The DJIA is the second oldest U.S. market index; the first was the Dow Jones Transportation Average.

Historical Chart(Log Scale)


The index is often re-evaluated to replace companies that no longer meet the listing criteria with those that do. By 1928, the Index had grown to its current level of 30 components. Its composition has changed a total of 60 times since then.

The most recent large-scale change to the composition of the Dow prior to 2020 took place in 1997. At this time, four of the index’s components were replaced: Travelers’ Group replaced Westinghouse Electric; Johnson & Johnson replaced Bethlehem Steel; Hewlett-Packard took over Texaco’s spot, and Wal-Mart replaced Woolworths.

Two years later, in 1999, four more components of the Dow were changed, when Chevron, Sears Roebuck, Union Carbide, and Goodyear Tire were dropped while Home Depot, Intel, Microsoft, and SBC Communications were added.

On June 26, 2018, Walgreens Boots Alliance, Inc. replaced General Electric Company.

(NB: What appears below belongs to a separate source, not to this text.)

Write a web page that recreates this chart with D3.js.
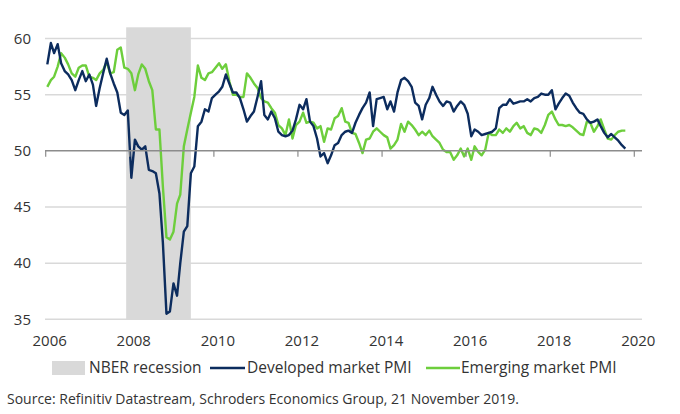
<!DOCTYPE html>
<html><head><meta charset="utf-8">
<script src="https://cdn.jsdelivr.net/npm/d3@7"></script>
<style>body{margin:0;background:#fff}svg{display:block}text{font-family:"Open Sans",sans-serif}</style>
</head><body><svg id="c" width="680" height="414"></svg>
<script>
const startYear = 2006, startMonth = 0;
const developed = [57.7,59.6,58.7,59.5,57.8,57.1,56.8,56.3,55.4,56.3,57.1,56.2,
56.8,55.9,54.0,55.6,56.9,58.2,56.9,56.0,55.2,53.4,53.2,53.6,
47.6,51.0,50.4,50.1,50.4,48.3,48.2,48.0,46.2,41.8,35.5,35.7,
38.2,37.1,40.0,42.8,43.3,48.0,48.6,52.2,52.6,53.7,53.5,54.7,
55.0,55.3,55.7,56.8,56.0,55.2,55.2,54.7,53.7,52.6,53.1,53.5,
54.8,56.2,53.2,52.8,53.5,52.9,51.7,51.4,51.3,51.4,51.8,52.8,
54.1,53.7,54.6,52.6,52.2,51.1,49.5,49.8,48.9,49.6,50.5,50.7,
51.4,51.7,51.8,51.6,52.5,53.2,53.8,54.3,55.2,52.2,54.6,54.7,
54.8,53.7,54.4,53.5,55.2,56.3,56.5,56.2,55.7,54.3,54.0,52.8,
54.1,54.7,55.7,55.0,54.4,54.0,54.4,54.3,53.5,54.0,54.4,54.1,
53.3,51.3,51.9,51.7,51.4,51.5,51.6,51.7,52.0,53.8,54.1,54.1,
54.6,54.2,54.3,54.4,54.4,54.6,54.4,54.7,54.8,55.1,55.0,55.0,
55.4,53.7,54.2,54.7,55.1,54.9,54.3,53.8,53.4,53.3,52.8,52.5,
52.6,52.8,52.2,51.6,51.2,51.5,51.2,50.9,50.5,50.2];
const emerging = [55.7,56.3,56.6,57.5,58.7,58.3,57.7,56.9,56.6,57.4,57.6,57.6,
56.6,56.5,56.3,56.9,57.2,57.9,56.9,57.0,59.0,59.2,57.4,57.3,
56.9,55.4,56.8,57.7,57.3,56.2,55.4,51.9,51.9,46.8,42.3,42.1,
42.8,45.3,46.1,50.4,51.9,53.4,54.8,57.6,56.5,56.3,56.9,57.0,
57.4,57.8,57.3,57.7,56.2,55.0,55.0,54.8,54.8,56.9,56.5,56.0,
55.6,54.7,54.4,54.3,53.8,53.4,52.3,52.0,51.4,52.8,51.1,52.3,
52.6,53.4,52.5,52.6,52.5,52.0,52.2,50.8,52.0,51.9,52.9,53.1,
53.8,52.6,52.5,51.6,51.5,50.7,49.8,51.0,51.1,51.7,52.0,51.7,
51.4,51.2,50.2,50.5,51.0,52.4,51.7,52.6,52.3,51.9,51.4,51.7,
51.4,51.8,51.3,51.0,50.7,50.1,49.9,49.9,49.2,49.6,50.2,49.5,
50.2,49.2,50.4,49.9,49.6,50.1,51.6,51.4,51.4,51.9,51.6,52.0,
51.7,52.2,52.5,52.0,52.2,51.6,51.4,52.0,51.9,51.6,52.3,53.2,
53.5,52.8,52.3,52.3,52.2,52.3,52.1,51.8,51.5,51.4,52.6,52.5,
51.7,52.2,52.8,51.9,51.1,51.0,51.4,51.7,51.8,51.8];
const yTicks = [35,40,45,50,55,60];
const xTickYears = [2006,2008,2010,2012,2014,2016,2018,2020];
const recession = ["2007-12-01","2009-06-15"];
const legendLabels = ["NBER recession","Developed market PMI","Emerging market PMI"];
const sourceText = "Source: Refinitiv Datastream, Schroders Economics Group, 21 November 2019.";

const colDev = "#0c2c5e", colEm = "#6dce3c", colShade = "#d9d9d9", colGrid = "#d9d9d9", colText = "#333";
const svg = d3.select("#c");
const x = d3.scaleTime().domain([new Date(2006,0,1), new Date(2020,0,1)]).range([45.7, 634.3]);
const y = d3.scaleLinear().domain([35, 61]).range([319.3, 27.3]);
const dates = developed.map((d,i)=>new Date(startYear, startMonth+i, 15));

// recession shade
svg.append("rect").attr("x", x(new Date(recession[0]))).attr("y", y(61))
  .attr("width", x(new Date(recession[1])) - x(new Date(recession[0])))
  .attr("height", y(35) - y(61)).attr("fill", colShade);

// gridlines
yTicks.filter(v=>v!==50).forEach(v=>{
  svg.append("line").attr("x1",45).attr("x2",642).attr("y1",y(v)).attr("y2",y(v))
    .attr("stroke",colGrid).attr("stroke-width",1.5);
});
// y labels
yTicks.forEach(v=>{
  svg.append("text").attr("x",31).attr("y",y(v)).attr("dy","0.35em").attr("text-anchor","end")
    .attr("font-size",15).attr("fill",colText).text(v);
});

// lines
const line = d3.line().x((d,i)=>x(dates[i])).y(d=>y(d));
svg.append("path").datum(emerging).attr("d",line).attr("fill","none").attr("stroke",colEm).attr("stroke-width",2.4).attr("stroke-linejoin","round");
svg.append("path").datum(developed).attr("d",line).attr("fill","none").attr("stroke",colDev).attr("stroke-width",2.4).attr("stroke-linejoin","round");

// axis at 50
svg.append("line").attr("x1",45).attr("x2",642).attr("y1",y(50)).attr("y2",y(50)).attr("stroke","#8c8c8c").attr("stroke-width",1.5);
xTickYears.forEach(yr=>{
  const xx = x(new Date(yr,0,1));
  svg.append("line").attr("x1",xx).attr("x2",xx).attr("y1",y(50)).attr("y2",y(50)+6).attr("stroke","#8c8c8c").attr("stroke-width",1.2);
  svg.append("text").attr("x",xx+4).attr("y",341).attr("dy","0.35em").attr("text-anchor","middle")
    .attr("font-size",15).attr("fill",colText).text(yr);
});

// legend
const ly = 368;
svg.append("rect").attr("x",52).attr("y",ly-7).attr("width",33).attr("height",14).attr("fill",colShade);
svg.append("text").attr("x",89).attr("y",ly).attr("dy","0.35em").attr("font-size",15.5).attr("fill",colText).text(legendLabels[0]);
svg.append("line").attr("x1",210).attr("x2",245).attr("y1",ly).attr("y2",ly).attr("stroke",colDev).attr("stroke-width",2.5);
svg.append("text").attr("x",247).attr("y",ly).attr("dy","0.35em").attr("font-size",15.5).attr("fill",colText).text(legendLabels[1]);
svg.append("line").attr("x1",426).attr("x2",460).attr("y1",ly).attr("y2",ly).attr("stroke",colEm).attr("stroke-width",2.5);
svg.append("text").attr("x",461).attr("y",ly).attr("dy","0.35em").attr("font-size",15.5).attr("fill",colText).text(legendLabels[2]);

svg.append("text").attr("x",7).attr("y",399).attr("dy","0.35em").attr("font-size",14).attr("fill",colText).text(sourceText);
</script></body></html>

In addition, United Technologies merged with Raytheon Company and the new corporation entered the index as Raytheon Technologies, while DowDuPont spun off DuPont and was replaced by Dow Chemical Company in 2020 and 2019, respectively.

On Aug. 24, 2020, Salesforce, Amgen, and Honeywell were added to the Dow, replacing ExxonMobil, Pfizer, and Raytheon Technologies.

Issues with market representation

With the inclusion of only 30 stocks, critics such as Ric Edelman argue that the DJIA is an inaccurate representation of overall market performance compared to more comprehensive indexes such as the S&P 500 Index or the Russell 3000 Index.

Additionally, the DJIA is criticized for being a price-weighted index, which gives higher-priced stocks more influence over the average than their lower-priced counterparts, but takes no account of the relative industry size or market capitalization of the components. For example, a $1 increase in a lower-priced stock can be negated by a $1 decrease in a much higher-priced stock, even though the lower-priced stock experienced a larger percentage change.